- [DATASET SECTION]
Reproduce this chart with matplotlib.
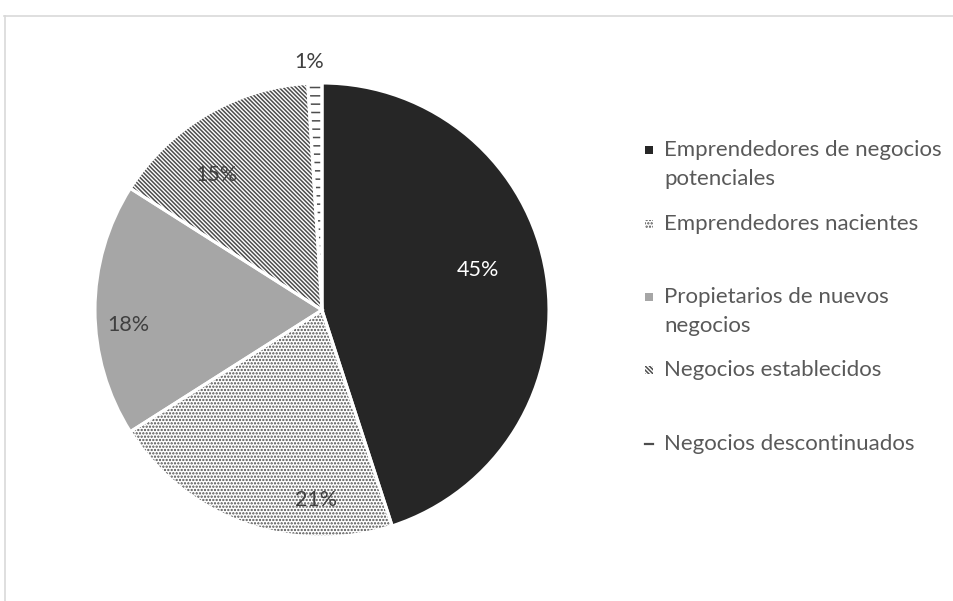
import matplotlib
matplotlib.use('Agg')
import matplotlib.pyplot as plt
from matplotlib.patches import Rectangle

plt.rcParams['font.family'] = ['Lato', 'DejaVu Sans']
plt.rcParams['hatch.linewidth'] = 1.1

categorias = ['Emprendedores de negocios\npotenciales', 'Emprendedores nacientes',
              'Propietarios de nuevos\nnegocios', 'Negocios establecidos',
              'Negocios descontinuados']
valores = [45, 21, 18, 15, 1]

colores = ['#262626', 'white', '#a6a6a6', 'white', 'white']
tramas = ['', '.....', '', '\\' * 8, '--']
color_trama = '#4d4d4d'
pos_etiquetas = [(0.687, 0.176), (-0.026, -0.837), (-0.855, -0.066),
                 (-0.463, 0.595), (-0.057, 1.093)]
color_etiquetas = ['white', '#404040', '#404040', '#404040', '#404040']

W, H = 954, 601
fig = plt.figure(figsize=(W / 100, H / 100), dpi=100)

# borde gris del area del grafico (solo arriba e izquierda visibles)
fig.add_artist(plt.Line2D([4.5 / W, 1], [1 - 15.5 / H, 1 - 15.5 / H], color='#d9d9d9', lw=1.2))
fig.add_artist(plt.Line2D([5 / W, 5 / W], [0, 1 - 15.5 / H], color='#d9d9d9', lw=1.2))

cx, cy, r = 322, 310, 227
ax = fig.add_axes([(cx - r) / W, (H - cy - r) / H, 2 * r / W, 2 * r / H])

wedges, _ = ax.pie(valores, colors=colores, startangle=90, counterclock=False,
                   wedgeprops=dict(linewidth=0, edgecolor=color_trama))
for w, t in zip(wedges, tramas):
    w.set_hatch(t)

# bordes blancos entre sectores
bordes, _ = ax.pie(valores, startangle=90, counterclock=False,
                   wedgeprops=dict(facecolor='none', linewidth=2.2, edgecolor='white'))

total = sum(valores)
for v, (x, y), c in zip(valores, pos_etiquetas, color_etiquetas):
    ax.text(x, y, f'{round(v / total * 100)}%', ha='center', va='center',
            fontsize=15.5, color=c)

ax.set_xlim(-1, 1)
ax.set_ylim(-1, 1)
ax.set_aspect('equal')
ax.axis('off')

# leyenda
ley_y = [150, 224, 297, 370, 444]
for i, (nombre, yy) in enumerate(zip(categorias, ley_y)):
    if i == 4:
        fig.add_artist(plt.Line2D([645 / W, 653 / W], [1 - yy / H, 1 - yy / H],
                                  color=color_trama, lw=1.6))
    else:
        fig.add_artist(Rectangle((645 / W, 1 - (yy + 4) / H), 8 / W, 8 / H,
                                 facecolor=colores[i], hatch=tramas[i],
                                 edgecolor=color_trama, linewidth=0))
    fig.text(664 / W, 1 - (yy - 10) / H, nombre, ha='left', va='top',
             fontsize=16, color='#595959', linespacing=1.55)

fig.savefig('out.png', dpi=100, facecolor='white')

- [WHAT YOU WILL DO] Restate the data word for word from its first line through the line with "valores = [45, 21, 18, 15, 1]", leaving out any picture along the way.

- [FINAL RESULT]
Reproduce this chart with matplotlib.
import matplotlib
matplotlib.use('Agg')
import matplotlib.pyplot as plt
from matplotlib.patches import Rectangle

plt.rcParams['font.family'] = ['Lato', 'DejaVu Sans']
plt.rcParams['hatch.linewidth'] = 1.1

categorias = ['Emprendedores de negocios\npotenciales', 'Emprendedores nacientes',
              'Propietarios de nuevos\nnegocios', 'Negocios establecidos',
              'Negocios descontinuados']
valores = [45, 21, 18, 15, 1]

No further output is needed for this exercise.